**BRIEF**. Retype, please, the listing from its opening line through the line that contains "const seriesNames = ['Experiment', 'Design', 'CFD", both included, without the pictures.
--- DATASET EXCERPT ---
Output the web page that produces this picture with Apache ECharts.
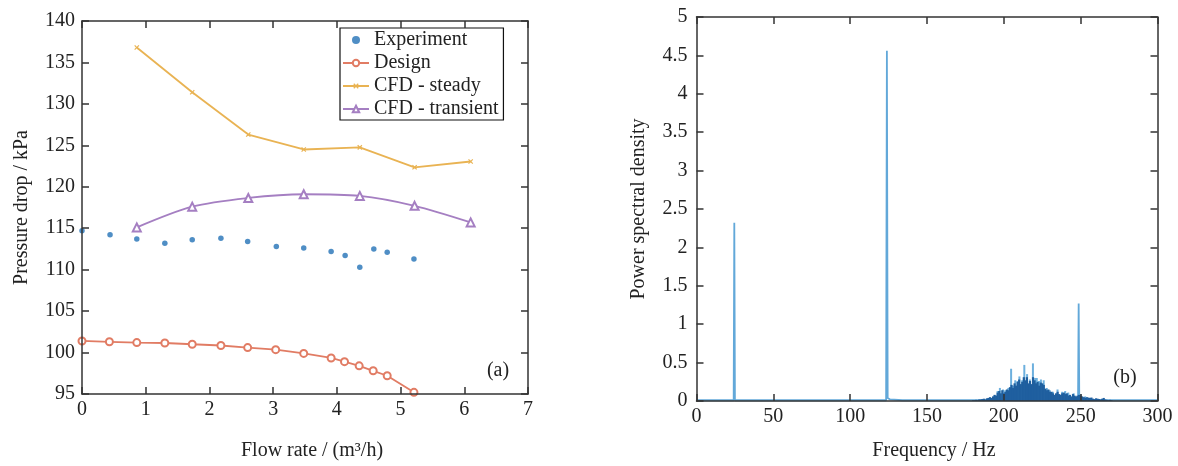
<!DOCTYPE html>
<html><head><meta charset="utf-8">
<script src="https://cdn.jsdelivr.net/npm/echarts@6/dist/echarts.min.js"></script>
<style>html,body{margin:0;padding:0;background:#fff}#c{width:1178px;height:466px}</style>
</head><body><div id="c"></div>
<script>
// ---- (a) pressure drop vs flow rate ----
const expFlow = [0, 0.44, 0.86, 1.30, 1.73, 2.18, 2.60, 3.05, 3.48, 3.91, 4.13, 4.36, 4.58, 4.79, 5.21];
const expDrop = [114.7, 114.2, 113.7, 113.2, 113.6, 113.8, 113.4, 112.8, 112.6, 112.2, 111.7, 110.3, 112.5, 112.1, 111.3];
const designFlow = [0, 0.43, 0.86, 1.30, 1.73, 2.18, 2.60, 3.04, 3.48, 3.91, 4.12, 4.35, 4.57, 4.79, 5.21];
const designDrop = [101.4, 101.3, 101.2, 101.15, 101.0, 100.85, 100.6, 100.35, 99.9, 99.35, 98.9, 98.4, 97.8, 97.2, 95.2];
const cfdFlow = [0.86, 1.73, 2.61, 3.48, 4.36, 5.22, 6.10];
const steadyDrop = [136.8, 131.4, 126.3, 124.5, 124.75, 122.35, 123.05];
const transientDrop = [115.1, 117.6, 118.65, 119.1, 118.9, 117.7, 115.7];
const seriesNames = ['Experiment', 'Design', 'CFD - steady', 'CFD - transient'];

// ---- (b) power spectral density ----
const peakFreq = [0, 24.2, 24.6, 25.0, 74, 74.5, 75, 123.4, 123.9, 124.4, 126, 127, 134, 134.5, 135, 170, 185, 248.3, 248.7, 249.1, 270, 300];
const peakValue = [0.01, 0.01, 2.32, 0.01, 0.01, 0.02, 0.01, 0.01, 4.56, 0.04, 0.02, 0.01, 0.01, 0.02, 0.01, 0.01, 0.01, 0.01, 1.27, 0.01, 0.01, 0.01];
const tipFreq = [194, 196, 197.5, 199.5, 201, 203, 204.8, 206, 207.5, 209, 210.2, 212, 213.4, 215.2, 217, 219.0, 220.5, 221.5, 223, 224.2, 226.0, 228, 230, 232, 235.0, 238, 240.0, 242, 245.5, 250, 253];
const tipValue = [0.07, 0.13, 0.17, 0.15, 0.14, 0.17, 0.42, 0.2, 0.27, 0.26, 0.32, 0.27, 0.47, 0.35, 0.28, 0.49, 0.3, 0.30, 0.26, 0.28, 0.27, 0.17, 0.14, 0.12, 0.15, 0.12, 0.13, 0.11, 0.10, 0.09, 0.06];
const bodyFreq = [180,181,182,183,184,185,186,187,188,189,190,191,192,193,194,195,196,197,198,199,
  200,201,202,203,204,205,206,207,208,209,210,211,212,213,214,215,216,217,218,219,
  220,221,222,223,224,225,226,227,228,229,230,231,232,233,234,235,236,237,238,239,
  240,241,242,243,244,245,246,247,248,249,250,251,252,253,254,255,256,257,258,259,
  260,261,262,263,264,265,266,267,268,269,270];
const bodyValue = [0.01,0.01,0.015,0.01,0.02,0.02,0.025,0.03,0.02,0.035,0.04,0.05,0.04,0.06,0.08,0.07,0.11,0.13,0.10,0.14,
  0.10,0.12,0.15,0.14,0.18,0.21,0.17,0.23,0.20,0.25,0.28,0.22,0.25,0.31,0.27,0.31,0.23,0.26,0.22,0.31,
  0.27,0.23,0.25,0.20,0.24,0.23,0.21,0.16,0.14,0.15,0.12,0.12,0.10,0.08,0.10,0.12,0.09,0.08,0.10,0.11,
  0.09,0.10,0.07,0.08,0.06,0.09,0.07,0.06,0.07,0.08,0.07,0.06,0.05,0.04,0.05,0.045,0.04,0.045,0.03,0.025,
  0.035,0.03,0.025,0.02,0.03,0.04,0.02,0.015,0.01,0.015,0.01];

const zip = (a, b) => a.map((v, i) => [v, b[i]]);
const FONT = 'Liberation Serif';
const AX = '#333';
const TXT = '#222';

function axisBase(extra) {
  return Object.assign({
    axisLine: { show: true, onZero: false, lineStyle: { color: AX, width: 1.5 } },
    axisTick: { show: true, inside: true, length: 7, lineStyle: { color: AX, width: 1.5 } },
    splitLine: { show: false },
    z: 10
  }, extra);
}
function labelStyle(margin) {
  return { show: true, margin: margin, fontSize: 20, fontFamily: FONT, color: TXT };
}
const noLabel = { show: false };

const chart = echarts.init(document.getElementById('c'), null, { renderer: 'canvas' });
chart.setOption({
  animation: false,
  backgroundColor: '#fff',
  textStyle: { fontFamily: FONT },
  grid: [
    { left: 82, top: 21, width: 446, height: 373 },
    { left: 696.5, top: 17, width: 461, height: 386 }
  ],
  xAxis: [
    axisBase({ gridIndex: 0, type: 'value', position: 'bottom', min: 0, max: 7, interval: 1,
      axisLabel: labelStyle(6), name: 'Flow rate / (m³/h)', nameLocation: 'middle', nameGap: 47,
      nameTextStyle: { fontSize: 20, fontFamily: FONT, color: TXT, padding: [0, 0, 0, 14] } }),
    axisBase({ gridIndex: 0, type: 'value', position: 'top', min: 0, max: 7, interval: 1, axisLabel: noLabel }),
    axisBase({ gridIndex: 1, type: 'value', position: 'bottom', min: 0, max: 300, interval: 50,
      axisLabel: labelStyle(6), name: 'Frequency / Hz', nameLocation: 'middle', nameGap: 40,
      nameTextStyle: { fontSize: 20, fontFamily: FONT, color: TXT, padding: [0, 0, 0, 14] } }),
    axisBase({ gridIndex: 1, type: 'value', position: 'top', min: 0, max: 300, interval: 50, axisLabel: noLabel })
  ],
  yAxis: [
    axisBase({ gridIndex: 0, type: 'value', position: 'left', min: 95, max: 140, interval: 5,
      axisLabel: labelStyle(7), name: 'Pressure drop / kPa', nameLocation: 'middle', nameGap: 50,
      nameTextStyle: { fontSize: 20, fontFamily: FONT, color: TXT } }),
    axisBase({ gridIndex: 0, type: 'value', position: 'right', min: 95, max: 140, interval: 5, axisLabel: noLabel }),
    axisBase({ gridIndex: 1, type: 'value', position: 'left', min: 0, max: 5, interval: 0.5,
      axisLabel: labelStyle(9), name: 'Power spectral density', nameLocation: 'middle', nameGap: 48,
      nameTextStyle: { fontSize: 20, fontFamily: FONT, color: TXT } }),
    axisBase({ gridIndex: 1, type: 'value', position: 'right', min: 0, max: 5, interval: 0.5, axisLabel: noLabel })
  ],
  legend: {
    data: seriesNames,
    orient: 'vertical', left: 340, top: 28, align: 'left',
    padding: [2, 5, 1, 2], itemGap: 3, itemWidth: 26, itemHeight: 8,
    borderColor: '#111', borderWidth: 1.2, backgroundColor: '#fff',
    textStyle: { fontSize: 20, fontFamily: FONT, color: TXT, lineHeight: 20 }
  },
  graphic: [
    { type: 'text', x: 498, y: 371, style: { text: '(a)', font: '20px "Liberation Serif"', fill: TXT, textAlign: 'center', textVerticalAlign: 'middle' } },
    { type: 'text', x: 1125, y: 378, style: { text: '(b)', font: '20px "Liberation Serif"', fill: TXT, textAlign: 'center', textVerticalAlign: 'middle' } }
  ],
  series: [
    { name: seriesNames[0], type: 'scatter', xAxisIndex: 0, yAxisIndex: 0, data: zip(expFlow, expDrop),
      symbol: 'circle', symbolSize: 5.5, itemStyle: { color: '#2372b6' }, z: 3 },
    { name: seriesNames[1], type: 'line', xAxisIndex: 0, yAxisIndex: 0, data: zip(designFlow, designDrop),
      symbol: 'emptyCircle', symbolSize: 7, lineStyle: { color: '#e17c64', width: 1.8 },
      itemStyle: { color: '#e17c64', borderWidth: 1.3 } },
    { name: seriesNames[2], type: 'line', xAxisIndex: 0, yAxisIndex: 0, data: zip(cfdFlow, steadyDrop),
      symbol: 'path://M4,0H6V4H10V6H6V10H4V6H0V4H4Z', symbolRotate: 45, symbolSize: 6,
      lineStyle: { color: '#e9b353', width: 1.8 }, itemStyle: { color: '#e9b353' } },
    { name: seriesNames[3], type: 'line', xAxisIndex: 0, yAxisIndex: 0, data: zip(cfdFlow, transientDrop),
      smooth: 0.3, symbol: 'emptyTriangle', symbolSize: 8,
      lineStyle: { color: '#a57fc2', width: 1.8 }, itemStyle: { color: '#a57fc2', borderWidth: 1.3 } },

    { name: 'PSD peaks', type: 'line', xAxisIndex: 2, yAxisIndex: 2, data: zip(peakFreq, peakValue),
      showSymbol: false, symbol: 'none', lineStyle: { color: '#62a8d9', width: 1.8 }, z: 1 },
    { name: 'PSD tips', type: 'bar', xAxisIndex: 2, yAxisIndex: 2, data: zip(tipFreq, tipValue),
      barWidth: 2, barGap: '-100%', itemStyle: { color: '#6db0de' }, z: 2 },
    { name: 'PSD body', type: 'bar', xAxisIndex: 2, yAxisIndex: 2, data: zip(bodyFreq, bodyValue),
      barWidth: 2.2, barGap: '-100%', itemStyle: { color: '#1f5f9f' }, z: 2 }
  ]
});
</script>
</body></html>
---
**RESULT OF THIS TASK**.
Output the web page that produces this picture with Apache ECharts.
<!DOCTYPE html>
<html><head><meta charset="utf-8">
<script src="https://cdn.jsdelivr.net/npm/echarts@6/dist/echarts.min.js"></script>
<style>html,body{margin:0;padding:0;background:#fff}#c{width:1178px;height:466px}</style>
</head><body><div id="c"></div>
<script>
// ---- (a) pressure drop vs flow rate ----
const expFlow = [0, 0.44, 0.86, 1.30, 1.73, 2.18, 2.60, 3.05, 3.48, 3.91, 4.13, 4.36, 4.58, 4.79, 5.21];
const expDrop = [114.7, 114.2, 113.7, 113.2, 113.6, 113.8, 113.4, 112.8, 112.6, 112.2, 111.7, 110.3, 112.5, 112.1, 111.3];
const designFlow = [0, 0.43, 0.86, 1.30, 1.73, 2.18, 2.60, 3.04, 3.48, 3.91, 4.12, 4.35, 4.57, 4.79, 5.21];
const designDrop = [101.4, 101.3, 101.2, 101.15, 101.0, 100.85, 100.6, 100.35, 99.9, 99.35, 98.9, 98.4, 97.8, 97.2, 95.2];
const cfdFlow = [0.86, 1.73, 2.61, 3.48, 4.36, 5.22, 6.10];
const steadyDrop = [136.8, 131.4, 126.3, 124.5, 124.75, 122.35, 123.05];
const transientDrop = [115.1, 117.6, 118.65, 119.1, 118.9, 117.7, 115.7];
const seriesNames = ['Experiment', 'Design', 'CFD - steady', 'CFD - transient'];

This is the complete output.